Lo studio ha impiegato dati dettagliati su oltre 200mila eventi metereologici avvenuti negli Stati Uniti tra il 1991 e il 2019. “Si tratta di eventi che, pur non potendo essere considerati veri fenomeni estremi, causano comunque danni significativi, e la loro frequenza porta a un accumulo dei danni nel tempo”, spiega Matteo Coronese, autore dello studio e ricercatore dell’Istituto di Economia e del Dipartimento di Eccellenza L’EMbeDS della Scuola Superiore Sant’Anna. Combinando i dati meteorologici con informazioni economiche a livello di contea, le ricercatrici e i ricercatori hanno analizzato l’andamento di salari e redditi dopo l’esposizione a questi temporali. “I risultati indicano che i salari subiscono perdite persistenti nel tempo, mentre i redditi tendono a recuperare in maniera graduale”, continua Matteo Coronese. “Dato che i salari costituiscono la maggior parte del reddito nelle fasce più povere della popolazione, queste dinamiche implicano un peggioramento delle disuguaglianze di reddito, già elevate”.
“Gli impatti stimati, pur essendo notevolmente inferiori rispetto a quelli di eventi estremi come quello osservato di recente a Valencia, restano comunque non trascurabili”, evidenzia Federico Crippa, autore dello studio e dottorando del Dipartimento di Economia della Northwestern University. “Su un arco temporale di cinque anni, un aumento significativo nell'esposizione ai temporali comporta perdite salariali pari a circa la metà della contrazione subita dopo la crisi finanziaria del 2007”, conclude Federico Crippa.
“Colpisce la distribuzione geografica e sociale di questi impatti”, aggiunge Francesco Lamperti, autore dello studio, docente dell’Istituto di Economia e del Dipartimento di Eccellenza L’EMbeDS della Scuola Superiore Sant’Anna, e scientist presso il Centro Euro-Mediterraneo per il Cambiamento Climatico. “Le contee più povere soffrono perdite più marcate, evidenziando un deficit di adattamento rispetto alle aree più ricche. Tuttavia, lo studio sottolinea che l’intervento pubblico può giocare un ruolo cruciale: le contee che ricevono aiuti federali subito dopo uno dei temporali considerati nel nostro studio non registrano perdite significative né nei salari né nei redditi”.
"Un altro aspetto importante riguarda l’impatto sui settori produttivi”, sottolinea Francesca Chiaromonte, autrice dello studio, docente dell’Istituto di Economia della Scuola Superiore Sant’Anna e del Dipartimento di Statistica della Pennsylvania State University, e responsabile scientifico del Dipartimento di Eccellenza L’EMbeDS della Scuola Superiore Sant’Anna. "Abbiamo osservato che i settori con una maggiore intensità di capitale fisico, come la manifattura, sono quelli che subiscono le perdite più significative, accompagnate da una riduzione dell'occupazione. Sarà fondamentale estendere l’analisi a diverse aree del mondo per comprendere dinamiche simili in contesti differenti”.

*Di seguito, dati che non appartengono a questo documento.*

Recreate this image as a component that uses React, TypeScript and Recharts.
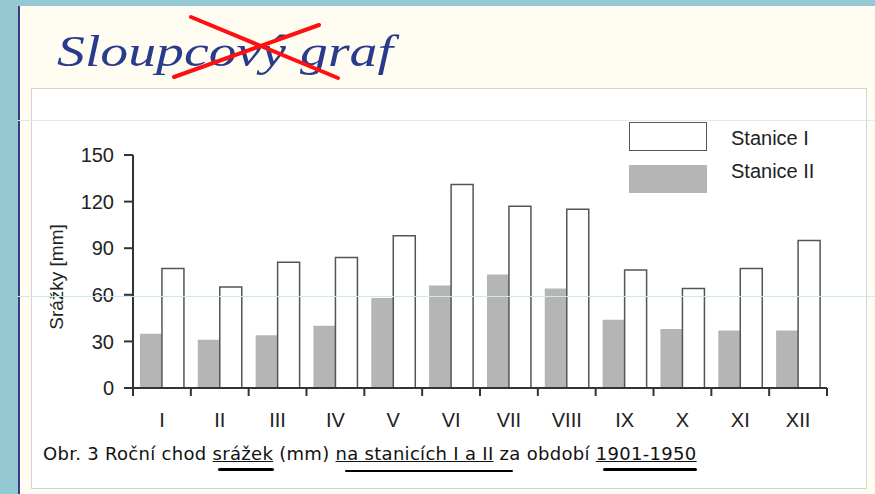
import React from 'react';
import { BarChart, Bar, XAxis, YAxis } from 'recharts';

const months = ['I', 'II', 'III', 'IV', 'V', 'VI', 'VII', 'VIII', 'IX', 'X', 'XI', 'XII'];
const stanice1 = [77, 65, 81, 84, 98, 131, 117, 115, 76, 64, 77, 95];
const stanice2 = [35, 31, 34, 40, 58, 66, 73, 64, 44, 38, 37, 37];
const yTicks = [0, 30, 60, 90, 120, 150];

const data = months.map((m, i) => ({ month: m, s1: stanice1[i], s2: stanice2[i] }));

const axisColor = '#333';
const font = '"Liberation Sans", Arial, sans-serif';

// tick lines sit on the category boundaries, labels in the middle
function MonthTick(props: any) {
  const { x, y, payload, index } = props;
  const half = payload && payload.offset ? payload.offset : 57.8 / 2;
  return (
    <g>
      <line x1={x - half} y1={y - 8} x2={x - half} y2={y} stroke={axisColor} strokeWidth={2} />
      {index === months.length - 1 && (
        <line x1={x + half} y1={y - 8} x2={x + half} y2={y} stroke={axisColor} strokeWidth={2} />
      )}
      <text x={x} y={y + 31} textAnchor="middle" fontSize={20} fill="#222" fontFamily={font}>
        {payload.value}
      </text>
    </g>
  );
}

export default function App() {
  return (
    <div style={{ position: 'absolute', left: 0, top: 0, width: 875, height: 494, background: '#fffdf2', overflow: 'hidden' }}>
      {/* slide frame */}
      <div style={{ position: 'absolute', left: 0, top: 0, width: 875, height: 6, background: '#94c8d3' }} />
      <div style={{ position: 'absolute', left: 0, top: 0, width: 18, height: 494, background: '#94c8d3' }} />
      <div style={{ position: 'absolute', left: 18, top: 6, width: 2, height: 488, background: '#3a3a86' }} />

      {/* title */}
      <svg style={{ position: 'absolute', left: 0, top: 0 }} width={875} height={90}>
        <text x={57} y={66} fontSize={44} fontStyle="italic" fill="#2b3b8c"
          fontFamily='"Liberation Serif", "DejaVu Serif", serif' textLength={336} lengthAdjust="spacingAndGlyphs">
          Sloupcový graf
        </text>
        <line x1={191} y1={17} x2={338} y2={78} stroke="#ff1010" strokeWidth={4} strokeLinecap="round" />
        <line x1={319} y1={25} x2={174} y2={77} stroke="#ff1010" strokeWidth={4} strokeLinecap="round" />
      </svg>

      {/* panel */}
      <div style={{ position: 'absolute', left: 31, top: 88, width: 834, height: 399, background: '#fff', border: '1px solid #d4d4d4' }} />

      <div style={{ position: 'absolute', left: 30, top: 90 }}>
        <BarChart width={836} height={398} data={data} margin={{ top: 65, right: 39, bottom: 70, left: 43 }}
          barCategoryGap="12%" barGap={0}>
          <XAxis dataKey="month" axisLine={{ stroke: axisColor, strokeWidth: 2 }} tickLine={false}
            tick={<MonthTick />} height={30} interval={0} />
          <YAxis domain={[0, 150]} ticks={yTicks} width={60} axisLine={{ stroke: axisColor, strokeWidth: 2 }}
            tickLine={{ stroke: axisColor, strokeWidth: 2 }} tickSize={9} tickMargin={10}
            tick={{ fontSize: 20, fill: '#222', fontFamily: font }} />
          <Bar dataKey="s2" name="Stanice II" fill="#b5b5b5" isAnimationActive={false} />
          <Bar dataKey="s1" name="Stanice I" fill="#fff" stroke="#555" strokeWidth={1.5} isAnimationActive={false} />
        </BarChart>
      </div>

      {/* y label */}
      <svg style={{ position: 'absolute', left: 0, top: 0, pointerEvents: 'none' }} width={875} height={494}>
        <text transform="translate(63,277) rotate(-90)" textAnchor="middle" fontSize={19} fill="#222" fontFamily={font}>
          Srážky [mm]
        </text>
      </svg>

      {/* legend */}
      <div style={{ position: 'absolute', left: 629, top: 122, width: 76, height: 27, border: '1.5px solid #555', background: '#fff' }} />
      <div style={{ position: 'absolute', left: 629, top: 165, width: 78, height: 28, background: '#b5b5b5' }} />
      <div style={{ position: 'absolute', left: 731, top: 127, fontSize: 20, fontFamily: font, color: '#222', lineHeight: '23px' }}>Stanice I</div>
      <div style={{ position: 'absolute', left: 731, top: 160, fontSize: 20, fontFamily: font, color: '#222', lineHeight: '23px' }}>Stanice II</div>

      {/* caption */}
      <div style={{ position: 'absolute', left: 40, top: 441, width: 690, height: 34, background: '#fff' }} />
      <div style={{ position: 'absolute', left: 43, top: 443, fontSize: 18, letterSpacing: '0.3px', lineHeight: '21px', fontFamily: '"DejaVu Sans", Verdana, sans-serif', color: '#111', whiteSpace: 'nowrap' }}>
        Obr. 3 Roční chod <span style={{ textDecoration: 'underline' }}>srážek</span> (mm) <span style={{ textDecoration: 'underline' }}>na stanicích I a II</span> za období <span style={{ textDecoration: 'underline' }}>1901-1950</span>
      </div>
      <div style={{ position: 'absolute', left: 218, top: 468, width: 56, height: 3, background: '#000', borderRadius: 2 }} />
      <div style={{ position: 'absolute', left: 345, top: 470, width: 168, height: 2, background: '#000', borderRadius: 2 }} />
      <div style={{ position: 'absolute', left: 603, top: 468, width: 94, height: 3, background: '#000', borderRadius: 2 }} />

      {/* faint guide lines */}
      <div style={{ position: 'absolute', left: 18, top: 120, width: 857, height: 1, background: '#d6eef3' }} />
      <div style={{ position: 'absolute', left: 18, top: 296, width: 857, height: 1, background: '#cbe9ef' }} />
    </div>
  );
}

“Il nostro studio si inserisce in un contesto di crescente attenzione agli impatti economici degli eventi atmosferici”, commenta Andrea Roventini, autore dello studio, direttore dell’Istituto di Economia della Scuola Superiore Sant’Anna e membro del Dipartimento di Eccellenza L’EMbeDS. “Con il cambiamento climatico che promette di aumentare sia la frequenza che l’intensità di questi fenomeni, è fondamentale rafforzare le politiche di adattamento e mitigazione per ridurre le vulnerabilità locali e promuovere una maggiore resilienza economica. “Questo studio - conclude Andrea Roventini - dimostra come l’integrazione di grandi moli di dati da fonti diverse possa offrire nuove prospettive sulle dinamiche sociali ed economiche legate agli eventi atmosferici. Tali approcci, centrali nella missione dell’Istituto di Economia e del Dipartimento di Eccellenza L’EMbeDS, forniscono strumenti cruciali per comprendere e affrontare le sfide globali legate al clima e alle disuguaglianze”.